Mike Starns, 66, and his wife Beth, 61, recently sat down with their Heritage planner to discuss his upcoming retirement. Mike will be retiring from his position as COO at an apparel company at the end of next year. Currently, their net worth exceeds $12MM, but much of the value is tied to Mike’s company in one form or another and bears substantial risk and tax liability. Mike grudgingly concedes that their profit margin has been under pressure for the past 4 years.

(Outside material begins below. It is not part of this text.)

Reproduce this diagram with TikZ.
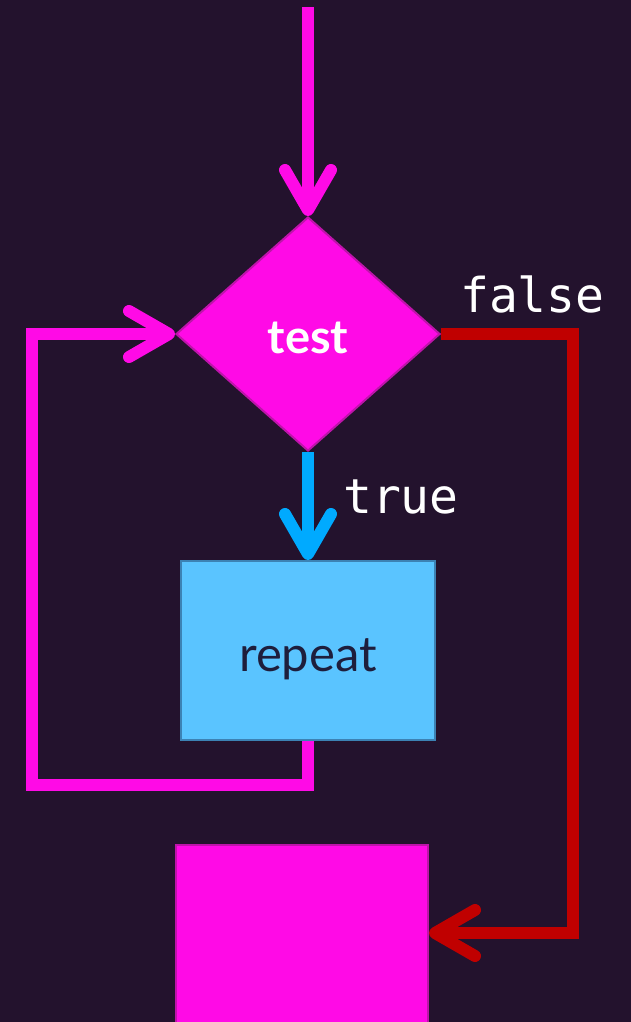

Mr. Starns has yet to exercise his vested, non-qualified employer-sponsored stock options worth $3MM (pre-tax). Mike’s 401k is worth more than $1.9MM but half of that value is in company stock as well. Over the years, Mike has deferred compensation in accordance with the company plan and needs to determine the timing and payout structure to minimize taxation. His pension is generous, but again, is contingent on the financial stability of the company.
Their joint investment portfolio exceeds $4.5MM but also includes over $800,000 of company stock. Beth has IRA assets of $250,000. Their residence is worth at least $1,750,000 and their mortgage has been eliminated.
Mike and Beth have simple wills, Living Trusts, and Powers of Attorney but they haven’t been reviewed for nearly two decades. Their two children, Michael and Stephanie, are successful professionals and while they don’t need any financial assistance, Mike and Beth would like to set up accounts for their three grandchildren. Mike also owns $2 million of life insurance on his life with Beth named as the beneficiary. They are open to charitable giving.
- While both Mike and Beth have sufficient resources to support their desired standard of living through age 90, a significant portion of their assets- the company stock options- have yet to be converted to spendable dollars.
- Their overall wealth is vulnerable to business risk given that the majority of their investments are tied to Mike’s company.
- Without coordinating deferred income, stock options, pension start date, social security and RMDs, they could lose all the expected benefits of tax deferral.
- They are vulnerable to state estate tax and potentially to future federal estate tax.
- Mike’s existing life insurance is included in the estate for estate tax purposes. Without proper planning, a substantial portion of the death benefit could be lost to taxation in the event of simultaneous death.
- In summary, while their retirement looks great on paper, a financial problem at Mike’s company could throw their plans in jeopardy.
- Develop on optimal schedule for the various income streams that helps to keep taxes as low as possible under current law.
- Establish a conversion strategy for the company options, considering both market timing and income tax issues with salary and bonus.
- Coordinate deferred compensation payments with pension and Social Security initiation to minimize tax bracket.
- With regard to Mike’s 401k plan, company shares with a low basis may be good candidates for special federal tax rules like Net Unrealized Appreciation (NUA).
- NUA could potentially provide the ability to reduce the stock concentration and pay capital gains rates instead of ordinary income tax rates.
- The non-company portion could roll into a self-directed IRA to allow for more flexibility in investment choices.
- Develop an overall investment allocation suitable to the cash flow needs and accounting for the concentration in the Mid-cap sector.
- Reduce the concentration in their investment account:
- Establish a capital gains budget for the reducing the company stock over time;
- Consider making charitable gifts of some low basis company stock. Charities won’t be subject to the capital gains tax.
- Consider large lump sum payments to Educational accounts (529 plans) for the grandchildren:
- Mike and Beth can front-load each grandchild’s plan to the level of $150,000;
- $10,000/year can be used for private school prior to college;
- Earnings are tax-free when used for qualified education purposes.
- Consider naming a qualified charity as a beneficiary on retirement assets:
- Charitable intent at death;
- IRA gifts are typically the most optimal assets to give to charity for tax purposes.
- Consider the use of trusts in their estate plan:
- Shelter from state estate taxes;
- Preservation of elevated federal lifetime gifting ability, prior to sunset in 2026;
- Health/Education trusts for grandchildren.
- Remove the existing $2 million in life insurance from the taxable estate by either transferring it to an Irrevocable Life Insurance Trust (ILIT) or, based on the economics of underwriting, surrender it and purchase a survivor life policy in an ILIT. An ILIT can reduce potential estate tax liability and provide the liquidity to pay the remaining estate taxes. In addition, the proceeds of the policy upon the death of Mike (or the second to die between Mike and Beth) may be protected from any creditors or divorce proceedings encumbering the heirs.
Please remember that all clients are different and individual suitability should be determined. These case studies are presented as information only; actual results may vary. It is not our position to offer legal or tax advice. Seek the advice of a professional advisor prior to making a tax-related investment and/or insurance decision.